Fix: put a short README in each module. Not a novel, just enough to orient.

# Notifications Module

Handles real-time updates via SignalR. Consumes integration events
from other modules and pushes updates to connected clients.

## Key decisions
- See ADR-002: ../../docs/adr/002-realtime-sync-approach.md

## Event flow
Orders -> OrderStatusChangedIntegration -> Notifications -> SignalR -> UI

This is architecture that's discoverable.

7. Vertical Slices and Architecture Become More Prominent

As AI-assisted development becomes normal, architecture work stops being "nice to have" and becomes core delivery work.

Why: AI works best when a feature can be followed through a clear vertical slice:

  • one entrypoint,
  • one feature boundary,
  • obvious data flow,
  • and nearby tests/docs.

In that world, good architecture is no longer abstract polish.
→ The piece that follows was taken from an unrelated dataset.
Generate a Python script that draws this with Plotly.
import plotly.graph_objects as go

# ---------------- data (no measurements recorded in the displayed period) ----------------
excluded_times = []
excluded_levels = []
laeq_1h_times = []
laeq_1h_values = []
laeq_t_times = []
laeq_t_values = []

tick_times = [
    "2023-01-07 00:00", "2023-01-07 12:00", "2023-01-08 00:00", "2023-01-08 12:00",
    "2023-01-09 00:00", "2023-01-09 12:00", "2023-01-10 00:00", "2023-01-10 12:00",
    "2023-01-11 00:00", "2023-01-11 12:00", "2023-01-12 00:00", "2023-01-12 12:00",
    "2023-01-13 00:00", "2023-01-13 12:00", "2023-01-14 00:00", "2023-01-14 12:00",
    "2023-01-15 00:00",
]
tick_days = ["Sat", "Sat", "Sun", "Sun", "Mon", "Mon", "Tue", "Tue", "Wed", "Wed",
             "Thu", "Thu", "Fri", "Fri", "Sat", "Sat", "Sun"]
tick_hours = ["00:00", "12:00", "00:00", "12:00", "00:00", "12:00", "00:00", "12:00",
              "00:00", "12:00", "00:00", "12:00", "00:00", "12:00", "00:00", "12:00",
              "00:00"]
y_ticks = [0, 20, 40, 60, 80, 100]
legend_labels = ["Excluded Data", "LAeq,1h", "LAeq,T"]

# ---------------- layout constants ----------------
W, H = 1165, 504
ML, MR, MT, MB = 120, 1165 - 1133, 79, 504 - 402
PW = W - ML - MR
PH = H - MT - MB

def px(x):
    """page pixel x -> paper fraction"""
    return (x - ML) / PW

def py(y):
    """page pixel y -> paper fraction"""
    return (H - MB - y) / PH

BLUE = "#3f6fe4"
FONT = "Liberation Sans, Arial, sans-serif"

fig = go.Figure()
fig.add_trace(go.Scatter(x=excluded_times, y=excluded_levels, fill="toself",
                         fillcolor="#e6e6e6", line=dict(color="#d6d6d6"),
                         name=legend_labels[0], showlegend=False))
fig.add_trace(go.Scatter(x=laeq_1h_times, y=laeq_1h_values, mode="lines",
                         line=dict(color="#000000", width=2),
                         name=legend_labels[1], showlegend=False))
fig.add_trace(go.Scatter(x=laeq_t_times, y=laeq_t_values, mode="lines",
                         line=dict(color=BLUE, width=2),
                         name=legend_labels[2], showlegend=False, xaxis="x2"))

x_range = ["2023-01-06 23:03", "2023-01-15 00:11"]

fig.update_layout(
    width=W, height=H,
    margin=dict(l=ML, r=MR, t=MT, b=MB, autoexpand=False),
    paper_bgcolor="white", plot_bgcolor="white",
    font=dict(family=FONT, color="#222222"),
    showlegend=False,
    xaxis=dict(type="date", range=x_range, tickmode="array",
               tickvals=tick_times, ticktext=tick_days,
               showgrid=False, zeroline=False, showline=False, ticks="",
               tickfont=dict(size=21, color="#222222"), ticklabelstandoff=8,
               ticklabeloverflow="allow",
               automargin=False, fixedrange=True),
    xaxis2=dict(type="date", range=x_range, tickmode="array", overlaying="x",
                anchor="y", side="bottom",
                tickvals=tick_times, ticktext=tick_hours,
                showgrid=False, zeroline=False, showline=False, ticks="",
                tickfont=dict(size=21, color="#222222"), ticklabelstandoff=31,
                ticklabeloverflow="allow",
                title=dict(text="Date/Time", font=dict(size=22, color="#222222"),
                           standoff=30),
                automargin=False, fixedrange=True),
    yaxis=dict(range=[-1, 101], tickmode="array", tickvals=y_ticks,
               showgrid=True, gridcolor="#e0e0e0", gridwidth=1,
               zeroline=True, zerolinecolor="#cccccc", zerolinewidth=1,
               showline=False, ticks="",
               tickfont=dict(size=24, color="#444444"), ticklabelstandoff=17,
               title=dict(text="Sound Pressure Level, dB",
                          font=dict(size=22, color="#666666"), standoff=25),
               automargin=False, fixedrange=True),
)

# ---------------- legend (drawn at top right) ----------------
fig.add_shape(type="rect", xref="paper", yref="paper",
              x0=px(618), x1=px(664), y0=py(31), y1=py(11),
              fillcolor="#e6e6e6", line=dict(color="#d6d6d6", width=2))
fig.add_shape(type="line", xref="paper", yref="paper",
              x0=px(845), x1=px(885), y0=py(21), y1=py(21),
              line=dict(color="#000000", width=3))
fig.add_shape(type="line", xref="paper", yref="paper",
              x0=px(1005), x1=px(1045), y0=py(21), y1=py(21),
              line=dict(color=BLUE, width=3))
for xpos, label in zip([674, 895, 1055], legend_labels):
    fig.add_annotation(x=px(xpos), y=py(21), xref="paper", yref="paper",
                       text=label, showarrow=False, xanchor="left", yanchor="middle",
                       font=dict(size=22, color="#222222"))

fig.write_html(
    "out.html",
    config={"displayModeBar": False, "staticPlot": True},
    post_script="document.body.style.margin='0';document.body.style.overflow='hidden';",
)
It's retrieval infrastructure.

Patterns that become more valuable:

  • Vertical slice organization (Features/Orders/Create, Features/Orders/Update) over horizontal "bucket" folders.
  • Explicit module boundaries with clear contracts.
  • Thin cross-cutting layers that don't hide core behavior behind deep indirection.
  • Feature-level READMEs that explain intent, flow, and tradeoffs.
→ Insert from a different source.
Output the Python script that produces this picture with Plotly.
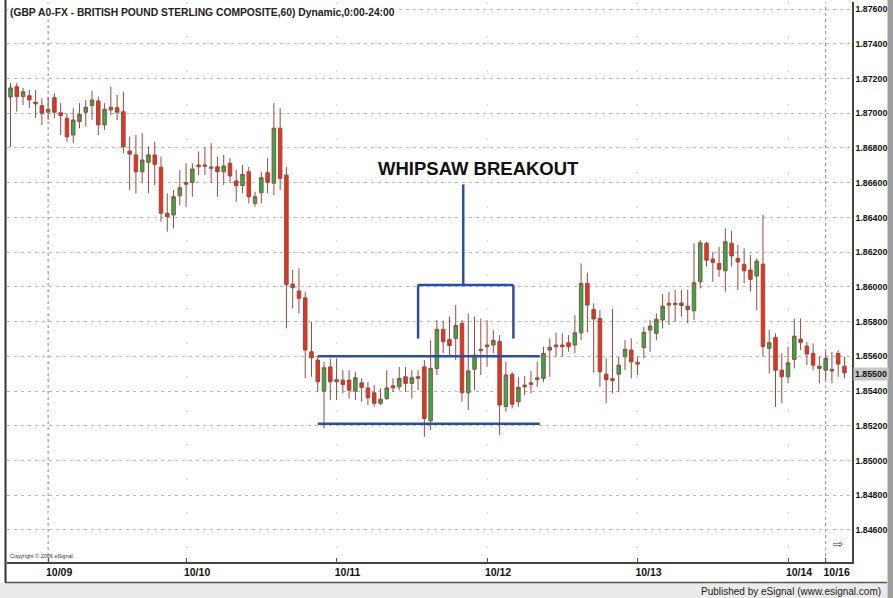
import plotly.graph_objects as go

# hourly GBP/USD bars, 10/08 evening .. 10/16 morning (bar index on x)
bars = list(range(134))

opens = [
    1.87094, 1.87153, 1.87096, 1.87101, 1.87054, 1.87044, 1.87006, 1.87090, 1.87003, 1.86971,
    1.86875, 1.86952, 1.87006, 1.87044, 1.87071, 1.86933, 1.87019, 1.87032, 1.87009, 1.86783,
    1.86760, 1.86663, 1.86718, 1.86760, 1.86689, 1.86424, 1.86414, 1.86525, 1.86591, 1.86602,
    1.86692, 1.86695, 1.86683, 1.86692, 1.86663, 1.86712, 1.86610, 1.86583, 1.86663, 1.86481,
    1.86542, 1.86658, 1.86597, 1.86914, 1.86644, 1.86016, 1.85976, 1.85937, 1.85626, 1.85578,
    1.85399, 1.85539, 1.85453, 1.85463, 1.85463, 1.85399, 1.85447, 1.85418, 1.85390, 1.85329,
    1.85357, 1.85418, 1.85424, 1.85482, 1.85444, 1.85473, 1.85539, 1.85228, 1.85530, 1.85755,
    1.85697, 1.85703, 1.85790, 1.85390, 1.85525, 1.85632, 1.85655, 1.85665, 1.85684, 1.85311,
    1.85496, 1.85338, 1.85424, 1.85438, 1.85467, 1.85473, 1.85636, 1.85655, 1.85655, 1.85678,
    1.85665, 1.85735, 1.86020, 1.85870, 1.85818, 1.85497, 1.85461, 1.85497, 1.85597, 1.85636,
    1.85555, 1.85651, 1.85751, 1.85732, 1.85809, 1.85895, 1.85897, 1.85907, 1.85889, 1.85862,
    1.86029, 1.86251, 1.86160, 1.86135, 1.86093, 1.86251, 1.86164, 1.86130, 1.86097, 1.86062,
    1.86131, 1.85646, 1.85709, 1.85520, 1.85482, 1.85582, 1.85699, 1.85659, 1.85617, 1.85543,
    1.85520, 1.85516, 1.85617, 1.85543]

highs = [
    1.87175, 1.87175, 1.87146, 1.87134, 1.87134, 1.87086, 1.87094, 1.87115, 1.87059, 1.87000,
    1.87029, 1.87058, 1.87077, 1.87129, 1.87096, 1.87058, 1.87153, 1.87105, 1.87124, 1.86865,
    1.86875, 1.86885, 1.86807, 1.86836, 1.86750, 1.86539, 1.86558, 1.86673, 1.86712, 1.86712,
    1.86779, 1.86802, 1.86827, 1.86750, 1.86760, 1.86741, 1.86673, 1.86702, 1.86692, 1.86548,
    1.86663, 1.86741, 1.87058, 1.87029, 1.86692, 1.86097, 1.86107, 1.85972, 1.85799, 1.85597,
    1.85568, 1.85588, 1.85588, 1.85520, 1.85520, 1.85511, 1.85473, 1.85453, 1.85434, 1.85415,
    1.85520, 1.85473, 1.85539, 1.85539, 1.85520, 1.85520, 1.85578, 1.85693, 1.85809, 1.85803,
    1.85828, 1.85895, 1.85809, 1.85847, 1.85828, 1.85818, 1.85809, 1.85751, 1.85722, 1.85568,
    1.85511, 1.85480, 1.85486, 1.85515, 1.85568, 1.85655, 1.85703, 1.85737, 1.85732, 1.85722,
    1.85837, 1.86135, 1.86082, 1.85905, 1.85866, 1.85588, 1.85873, 1.85597, 1.85693, 1.85703,
    1.85597, 1.85770, 1.85809, 1.85847, 1.85959, 1.85972, 1.85982, 1.85982, 1.85982, 1.86251,
    1.86270, 1.86260, 1.86202, 1.86231, 1.86337, 1.86323, 1.86241, 1.86222, 1.86183, 1.86164,
    1.86414, 1.85751, 1.85732, 1.85617, 1.85655, 1.85818, 1.85818, 1.85684, 1.85674, 1.85597,
    1.85626, 1.85626, 1.85636, 1.85597]

lows = [
    1.86806, 1.87009, 1.87048, 1.87031, 1.86973, 1.86933, 1.86961, 1.86971, 1.86875, 1.86836,
    1.86827, 1.86914, 1.86923, 1.86961, 1.86875, 1.86904, 1.86990, 1.86961, 1.86769, 1.86558,
    1.86539, 1.86597, 1.86539, 1.86587, 1.86375, 1.86318, 1.86337, 1.86471, 1.86462, 1.86519,
    1.86644, 1.86644, 1.86598, 1.86519, 1.86587, 1.86597, 1.86490, 1.86539, 1.86481, 1.86462,
    1.86481, 1.86539, 1.86529, 1.86558, 1.85761, 1.85876, 1.85847, 1.85473, 1.85482, 1.85395,
    1.85184, 1.85348, 1.85348, 1.85386, 1.85357, 1.85348, 1.85338, 1.85319, 1.85309, 1.85319,
    1.85348, 1.85395, 1.85405, 1.85395, 1.85357, 1.85405, 1.85136, 1.85175, 1.85492, 1.85617,
    1.85597, 1.85578, 1.85338, 1.85290, 1.85405, 1.85492, 1.85539, 1.85617, 1.85146, 1.85280,
    1.85300, 1.85309, 1.85376, 1.85386, 1.85424, 1.85453, 1.85482, 1.85597, 1.85597, 1.85626,
    1.85617, 1.85693, 1.85737, 1.85506, 1.85424, 1.85329, 1.85386, 1.85393, 1.85520, 1.85473,
    1.85492, 1.85588, 1.85626, 1.85693, 1.85761, 1.85780, 1.85799, 1.85828, 1.85790, 1.85809,
    1.85991, 1.86116, 1.86029, 1.86058, 1.85972, 1.86116, 1.85982, 1.86020, 1.85972, 1.85866,
    1.85597, 1.85501, 1.85309, 1.85329, 1.85444, 1.85530, 1.85636, 1.85549, 1.85520, 1.85444,
    1.85463, 1.85444, 1.85482, 1.85473]

closes = [
    1.87146, 1.87096, 1.87124, 1.87077, 1.87063, 1.87000, 1.87023, 1.87006, 1.86986, 1.86865,
    1.86961, 1.86994, 1.87035, 1.87077, 1.86933, 1.87023, 1.87035, 1.87006, 1.86807, 1.86765,
    1.86663, 1.86731, 1.86760, 1.86706, 1.86424, 1.86404, 1.86519, 1.86571, 1.86600, 1.86679,
    1.86702, 1.86702, 1.86690, 1.86663, 1.86696, 1.86639, 1.86583, 1.86648, 1.86519, 1.86519,
    1.86629, 1.86602, 1.86914, 1.86625, 1.86014, 1.85995, 1.85934, 1.85636, 1.85591, 1.85453,
    1.85534, 1.85453, 1.85465, 1.85438, 1.85405, 1.85476, 1.85421, 1.85361, 1.85329, 1.85353,
    1.85418, 1.85430, 1.85473, 1.85444, 1.85476, 1.85482, 1.85242, 1.85530, 1.85755, 1.85684,
    1.85662, 1.85777, 1.85390, 1.85516, 1.85607, 1.85640, 1.85665, 1.85692, 1.85319, 1.85492,
    1.85324, 1.85421, 1.85434, 1.85447, 1.85476, 1.85617, 1.85652, 1.85665, 1.85665, 1.85655,
    1.85735, 1.86020, 1.85895, 1.85815, 1.85511, 1.85465, 1.85471, 1.85549, 1.85640, 1.85568,
    1.85565, 1.85738, 1.85774, 1.85813, 1.85889, 1.85905, 1.85905, 1.85893, 1.85870, 1.86024,
    1.86254, 1.86154, 1.86141, 1.86101, 1.86260, 1.86178, 1.86143, 1.86093, 1.86043, 1.86149,
    1.85655, 1.85678, 1.85520, 1.85482, 1.85563, 1.85716, 1.85680, 1.85613, 1.85549, 1.85530,
    1.85588, 1.85525, 1.85555, 1.85505]

day_ticks = [6, 28, 52, 76, 100, 124, 130]
day_labels = ["10/09", "10/10", "10/11", "10/12", "10/13", "10/14", "10/16"]
week_lines = [6, 130]

last_price = 1.85500
resistance = 1.85600
support = 1.85212

GREEN = "#22b34a"
RED = "#e6331c"
WICK = "#9a4a40"
BLUE = "#2d4fa3"

W, H = 893, 598
ML, MR, MT, MB = 7, 41, 2, 36
PW, PH = W - ML - MR, H - MT - MB


def px_x(px):
    return (px - ML) / PW


def px_y(py):
    return (H - MB - py) / PH


fig = go.Figure()

fig.add_trace(go.Candlestick(
    x=bars, open=opens, high=highs, low=lows, close=closes,
    increasing=dict(line=dict(color=WICK, width=1), fillcolor=GREEN),
    decreasing=dict(line=dict(color=WICK, width=1), fillcolor=RED),
    whiskerwidth=0, showlegend=False,
))

shapes = []
# support / resistance lines of the range
for lvl in [resistance, support]:
    shapes.append(dict(type="line", xref="x", yref="y", x0=49, x1=84.4, y0=lvl, y1=lvl,
                       line=dict(color=BLUE, width=2.5)))
# bracket over the whipsaw
shapes += [
    dict(type="line", xref="x", yref="y", x0=65, x1=65, y0=1.85702, y1=1.86010,
         line=dict(color=BLUE, width=2.5)),
    dict(type="line", xref="x", yref="y", x0=80.2, x1=80.2, y0=1.85702, y1=1.86010,
         line=dict(color=BLUE, width=2.5)),
    dict(type="line", xref="x", yref="y", x0=65, x1=80.2, y0=1.86010, y1=1.86010,
         line=dict(color=BLUE, width=2.5)),
    dict(type="line", xref="x", yref="y", x0=72.2, x1=72.2, y0=1.86010, y1=1.86590,
         line=dict(color=BLUE, width=2.5)),
]
# week separators
for wl in week_lines:
    shapes.append(dict(type="line", xref="x", yref="paper", x0=wl, x1=wl, y0=0, y1=1,
                       line=dict(color="#8a8a8a", width=1, dash="dot"), layer="below"))
# frame pieces
shapes += [
    dict(type="rect", xref="paper", yref="paper", x0=px_x(0), x1=px_x(887),
         y0=px_y(598), y1=px_y(583), fillcolor="#ebebeb", line=dict(width=0)),
    dict(type="line", xref="paper", yref="paper", x0=px_x(5), x1=px_x(887),
         y0=px_y(582.5), y1=px_y(582.5), line=dict(color="#555555", width=1.5)),
    dict(type="line", xref="paper", yref="paper", x0=px_x(5.5), x1=px_x(5.5),
         y0=px_y(582.5), y1=px_y(0), line=dict(color="#333333", width=2)),
    dict(type="rect", xref="paper", yref="paper", x0=px_x(887.5), x1=px_x(893),
         y0=px_y(598), y1=px_y(0), fillcolor="#9d9d9d", line=dict(width=0), layer="below"),
]

annotations = [
    dict(text="(GBP A0-FX - BRITISH POUND STERLING COMPOSITE,60) Dynamic,0:00-24:00",
         xref="paper", yref="paper", x=px_x(8), y=px_y(12), xanchor="left", yanchor="middle",
         showarrow=False, font=dict(family="Arial", size=10.3, color="#222222", weight="bold"),
         bgcolor="white"),
    dict(text="WHIPSAW BREAKOUT", xref="x", yref="y", x=74.6, y=1.86684,
         showarrow=False, font=dict(family="Arial", size=18.5, color="#111111", weight="bold")),
    dict(text="Copyright \u00a9 2006 eSignal.", xref="paper", yref="paper", x=px_x(8), y=px_y(556),
         xanchor="left", yanchor="middle", showarrow=False,
         font=dict(family="Arial", size=5.5, color="#333333")),
    dict(text="\u21e8", xref="paper", yref="paper", x=px_x(845), y=px_y(553),
         showarrow=False, font=dict(family="DejaVu Sans", size=12, color="#333333")),
    dict(text="Published by eSignal (www.esignal.com)", xref="paper", yref="paper",
         x=px_x(883), y=px_y(591), xanchor="right", yanchor="middle", showarrow=False,
         font=dict(family="Arial", size=10, color="#222222")),
    dict(text="1.85500", xref="paper", yref="y", x=1, y=last_price, xanchor="left",
         yanchor="middle", xshift=1, showarrow=False, bgcolor="#c6c6c6", borderpad=1,
         font=dict(family="Arial", size=8.8, color="#111111", weight="bold")),
]

fig.update_layout(
    width=W, height=H,
    margin=dict(l=ML, r=MR, t=MT, b=MB),
    paper_bgcolor="white", plot_bgcolor="white",
    shapes=shapes, annotations=annotations,
    boxgap=0.2,
    xaxis=dict(
        range=[-0.56, 134.2], rangeslider=dict(visible=False),
        tickmode="array", tickvals=day_ticks, ticktext=day_labels,
        ticks="inside", ticklen=4, tickcolor="#555555", ticklabelshift=11,
        showgrid=True, gridcolor="#dddddd", griddash="2px,32px",
        showline=True, linecolor="#444444", linewidth=1.5, zeroline=False,
        tickfont=dict(family="Arial", size=10.5, color="#111111", weight="bold"),
    ),
    yaxis=dict(
        side="right", range=[1.84415, 1.87641],
        tick0=1.846, dtick=0.002, tickformat=".5f", ticks="",
        showgrid=True, gridcolor="#b8b8b8", griddash="3px,4px",
        showline=True, linecolor="#444444", linewidth=1.5, zeroline=False,
        tickfont=dict(family="Arial", size=8.8, color="#111111", weight="bold"),
    ),
    hovermode=False,
)

# page body margin would push the fixed-size figure off the window
fig.write_html("out.html", config={"displayModeBar": False},
               post_script="document.body.style.margin='0';")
So yes, with AI in the loop, vertical thinking and architecture become more prominent. Not because AI is replacing design, but because it amplifies the cost of unclear design.

The General Principle

Every time you force the AI to jump to another file, there's a cost:

  • it might not find the file,
  • it burns context on navigation,
  • it may hallucinate instead of reading.

So the goal isn't "one big file". The goal is locality + signposts:

  • Document flows where they start (events, commands, entrypoints)
  • Teach conventions once (tests, folder structure, naming)
  • Reduce import surfaces (fewer cross-module dependencies)
  • Keep related things together (if two files always change together, make that obvious)
  • Add lightweight architectural context at the module root (README beats a distant doc folder)

You don't need to restructure the world overnight. The highest ROI change is usually an instruction file plus a few strategic "flow map" comments.